● **JOB**: Only the lines from the start of the data through the line with "14, 15, 16.5]" belong in the copy. Restate them word for word, minus the pictures.

****************************************

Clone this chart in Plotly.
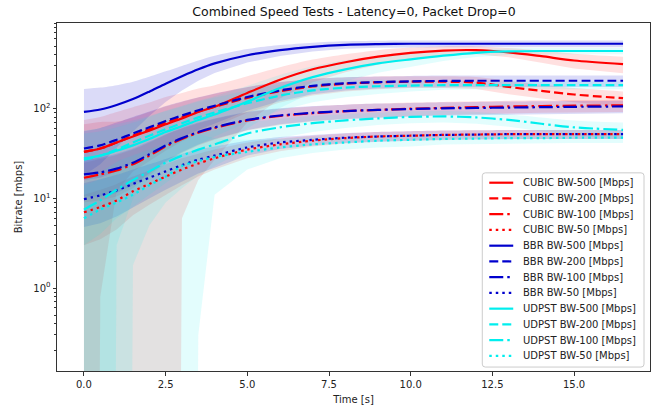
import math
import plotly.graph_objects as go

# Sample times [s]
time_s = [0, 0.5, 1, 1.5, 2, 2.5, 3, 3.5, 4, 5, 6, 7, 8, 9, 10, 11, 12, 13, 14, 15, 16.5]

# Mean bitrate and standard deviation per run type [Mbps]
cubic_500_mean = [33, 36, 42, 49, 57, 67, 78, 92, 105, 150, 210, 275, 330, 380, 420, 445, 450, 425, 385, 345, 314]
cubic_500_std = [42, 45, 50, 55, 60, 68, 72, 76, 78, 80, 80, 78, 75, 70, 60, 50, 45, 50, 60, 65, 65]
cubic_200_mean = [33, 36, 42, 50, 59, 70, 81, 93, 105, 132, 157, 177, 190, 197, 200, 200, 196, 175, 158, 144, 131]
cubic_200_std = [34, 35.2, 30, 30, 33, 36, 38, 40, 42, 42, 40, 37, 34, 32, 30, 30, 30, 30, 28, 26, 25]
cubic_100_mean = [17, 18.5, 20.5, 24, 30, 38, 46, 54, 61, 74, 83, 89, 94, 97, 100, 102, 104, 106, 107, 108, 109]
cubic_100_std = [8, 9, 10, 11, 12, 13, 14, 15, 16, 17, 17, 17, 17, 17, 17, 17, 17, 17, 17, 17, 17]
cubic_50_mean = [7, 8, 9.5, 12, 14.5, 17.5, 21, 24.5, 28, 35, 40, 44, 47, 49, 50, 51, 51.5, 52, 52, 52, 52]
cubic_50_std = [4, 4.5, 5, 5.5, 6, 6.5, 7, 7, 7, 7, 6.5, 6, 6, 6, 6, 6, 6, 6, 6, 6, 6]

bbr_500_mean = [92, 98, 110, 128, 155, 190, 230, 275, 320, 395, 450, 490, 515, 525, 530, 530, 530, 530, 530, 530, 530]
bbr_500_std = [74, 74, 73, 72, 72, 71, 70, 70, 70, 68, 62, 55, 50, 48, 46, 45, 45, 45, 45, 45, 45]
bbr_200_mean = [36, 39, 45, 53, 62, 73, 84, 96, 108, 135, 160, 180, 192, 198, 202, 204, 205, 205, 205, 205, 205]
bbr_200_std = [20, 22, 25, 28, 31, 34, 36, 38, 40, 40, 38, 35, 32, 30, 30, 30, 30, 30, 30, 30, 30]
bbr_100_mean = [18.5, 19.5, 21.5, 25, 31, 39, 47, 55, 62, 75, 84, 90, 94, 97, 99, 101, 102, 103, 104, 105, 106]
bbr_100_std = [8, 9, 10, 11, 12, 13, 14, 15, 16, 17, 17, 17, 17, 17, 17, 17, 17, 17, 17, 17, 17]
bbr_50_mean = [9.8, 10.8, 12.3, 14.5, 17, 20, 23.5, 27, 30, 37, 42, 45, 47.5, 49, 50, 51, 51.5, 52, 52, 52, 52]
bbr_50_std = [5, 5.5, 6, 6.5, 7, 7.5, 8, 8, 8, 7, 6.5, 6, 6, 6, 6, 6, 6, 6, 6, 6, 6]

udpst_500_mean = [28, 30, 34, 39, 46, 55, 64, 75, 86, 120, 170, 225, 275, 320, 355, 390, 420, 435, 440, 440, 440]
udpst_500_std = [25, 26, 28, 31, 35, 40, 44, 48, 52, 60, 68, 72, 72, 68, 60, 50, 42, 38, 35, 35, 35]
udpst_200_mean = [27, 30, 35, 42, 50, 59, 69, 80, 91, 115, 140, 160, 172, 178, 181, 183, 183, 183, 183, 183, 183]
udpst_200_std = [30, 31, 32, 32, 33, 35, 37, 40, 42, 45, 45, 42, 38, 32, 25, 20, 18, 18, 18, 18, 18]
udpst_100_mean = [7.5, 9.5, 12.5, 16, 20, 25, 30, 35, 40, 53, 62, 69, 74, 78, 81, 82, 80, 75, 68, 62, 58]
udpst_100_std = [8, 10, 13, 14.2, 15, 16, 17, 17, 17, 17, 15, 14, 13, 12, 12, 12, 12, 12, 12, 12, 12]
udpst_50_mean = [6, 7.5, 9, 11, 14, 17.5, 23, 26, 29, 33, 37, 40, 42, 44, 45, 46, 46.5, 47, 47, 47.5, 47.5]
udpst_50_std = [8, 9, 11, 13, 16, 19, 24, 25.7, 18, 12, 9, 8, 7, 7, 7, 6, 6, 6, 6, 6, 6]

labels = [
    "CUBIC BW-500 [Mbps]", "CUBIC BW-200 [Mbps]", "CUBIC BW-100 [Mbps]", "CUBIC BW-50 [Mbps]",
    "BBR BW-500 [Mbps]", "BBR BW-200 [Mbps]", "BBR BW-100 [Mbps]", "BBR BW-50 [Mbps]",
    "UDPST BW-500 [Mbps]", "UDPST BW-200 [Mbps]", "UDPST BW-100 [Mbps]", "UDPST BW-50 [Mbps]",
]
means = [cubic_500_mean, cubic_200_mean, cubic_100_mean, cubic_50_mean,
         bbr_500_mean, bbr_200_mean, bbr_100_mean, bbr_50_mean,
         udpst_500_mean, udpst_200_mean, udpst_100_mean, udpst_50_mean]
stds = [cubic_500_std, cubic_200_std, cubic_100_std, cubic_50_std,
        bbr_500_std, bbr_200_std, bbr_100_std, bbr_50_std,
        udpst_500_std, udpst_200_std, udpst_100_std, udpst_50_std]

RGB = {"red": (255, 0, 0), "blue": (0, 0, 205), "cyan": (0, 238, 238)}
colors = ["red"] * 4 + ["blue"] * 4 + ["cyan"] * 4
DASH = {
    "solid": "solid",
    "dashed": "9px,4px",
    "dashdot": "14px,4px,2.5px,4px",
    "dotted": "2.5px,4px",
}
styles = ["solid", "dashed", "dashdot", "dotted"] * 3

BAND_ALPHA = {"red": 0.12, "blue": 0.14, "cyan": 0.11}
LINE_W = 2.2
FLOOR = 1e-30  # non-positive band edges are pushed far below the log axis

fig = go.Figure()

# Shaded mean +/- std bands first so every line sits on top
for m, s, c in zip(means, stds, colors):
    r, g, b = RGB[c]
    lower = [max(mi - si, FLOOR) for mi, si in zip(m, s)]
    upper = [mi + si for mi, si in zip(m, s)]
    fig.add_trace(go.Scatter(x=time_s, y=lower, mode="lines", line=dict(width=0),
                             showlegend=False, hoverinfo="skip"))
    fig.add_trace(go.Scatter(x=time_s, y=upper, mode="lines",
                             line=dict(width=0, shape="spline", smoothing=0.8),
                             fill="tonexty", fillcolor=f"rgba({r},{g},{b},{BAND_ALPHA[c]})",
                             showlegend=False, hoverinfo="skip"))

for m, c, st, lab in zip(means, colors, styles, labels):
    r, g, b = RGB[c]
    fig.add_trace(go.Scatter(x=time_s, y=m, mode="lines", name=lab,
                             line=dict(color=f"rgb({r},{g},{b})", width=LINE_W, dash=DASH[st],
                                       shape="spline", smoothing=0.8),
                             showlegend=False))

# Plot-area geometry in pixels (used for the legend box placement)
W, H = 660, 413
L, R, T, B = 57, 9, 23, 37
pw, ph = W - L - R, H - T - B


def px_x(px):
    return (px - L) / pw


def px_y(py):
    return (H - B - py) / ph


# Legend frame with slightly rounded corners
bx0, bx1, by0, by1 = px_x(483), px_x(645), px_y(372), px_y(175)
rx, ry = 3 / pw, 3 / ph
frame = (f"M {bx0+rx},{by0} L {bx1-rx},{by0} Q {bx1},{by0} {bx1},{by0+ry} "
         f"L {bx1},{by1-ry} Q {bx1},{by1} {bx1-rx},{by1} L {bx0+rx},{by1} "
         f"Q {bx0},{by1} {bx0},{by1-ry} L {bx0},{by0+ry} Q {bx0},{by0} {bx0+rx},{by0} Z")
shapes = [dict(type="path", xref="paper", yref="paper", path=frame,
               fillcolor="rgba(255,255,255,0.9)", line=dict(color="#cccccc", width=1), layer="above")]
annotations = []
for i, (c, st, lab) in enumerate(zip(colors, styles, labels)):
    r, g, b = RGB[c]
    py = 185 + 15.97 * i
    shapes.append(dict(type="line", xref="paper", yref="paper",
                       x0=px_x(490), x1=px_x(514), y0=px_y(py), y1=px_y(py),
                       line=dict(color=f"rgb({r},{g},{b})", width=LINE_W, dash=DASH[st]),
                       layer="above"))
    annotations.append(dict(xref="paper", yref="paper", x=px_x(522), y=px_y(py),
                            xanchor="left", yanchor="middle", text=lab, showarrow=False,
                            font=dict(size=10, color="#222222", family="DejaVu Sans")))

axis_col = "#333333"
fig.update_layout(
    width=W, height=H,
    margin=dict(l=L, r=R, t=T, b=B, pad=0),
    paper_bgcolor="white", plot_bgcolor="white",
    font=dict(family="DejaVu Sans", size=10, color="#222222"),
    title=dict(text="Combined Speed Tests - Latency=0, Packet Drop=0",
               x=(L + pw / 2) / W, xanchor="center", y=1 - 11.5 / H, yanchor="middle",
               font=dict(size=12.5, color="#111111")),
    shapes=shapes,
    annotations=annotations,
    showlegend=False,
)
fig.update_xaxes(
    range=[-0.825, 17.325],
    tickvals=[0, 2.5, 5, 7.5, 10, 12.5, 15],
    ticktext=["0.0", "2.5", "5.0", "7.5", "10.0", "12.5", "15.0"],
    ticks="outside", ticklen=3.5, tickwidth=1, tickcolor=axis_col,
    showline=True, linecolor=axis_col, linewidth=1, mirror=True,
    showgrid=False, zeroline=False,
    title=dict(text="Time [s]", standoff=7, font=dict(size=10)),
    tickfont=dict(size=10),
)
minor_vals = [k * 10 ** e for e in (-1, 0, 1, 2) for k in range(2, 10) if 0.119 < k * 10 ** e < 903]
fig.update_yaxes(
    type="log",
    range=[math.log10(0.119), math.log10(903)],
    tickvals=[1, 10, 100],
    ticktext=["10<sup>0</sup>", "10<sup>1</sup>", "10<sup>2</sup>"],
    ticks="outside", ticklen=3.5, tickwidth=1, tickcolor=axis_col,
    minor=dict(tickvals=minor_vals, ticks="outside", ticklen=2, tickwidth=0.8, tickcolor=axis_col),
    showline=True, linecolor=axis_col, linewidth=1, mirror=True,
    showgrid=False, zeroline=False,
    title=dict(text="Bitrate [mbps]", standoff=8, font=dict(size=10)),
    tickfont=dict(size=10),
)

fig.write_html("out.html")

****************************************

● **EXERCISE ANSWER**:
Clone this chart in Plotly.
import math
import plotly.graph_objects as go

# Sample times [s]
time_s = [0, 0.5, 1, 1.5, 2, 2.5, 3, 3.5, 4, 5, 6, 7, 8, 9, 10, 11, 12, 13, 14, 15, 16.5]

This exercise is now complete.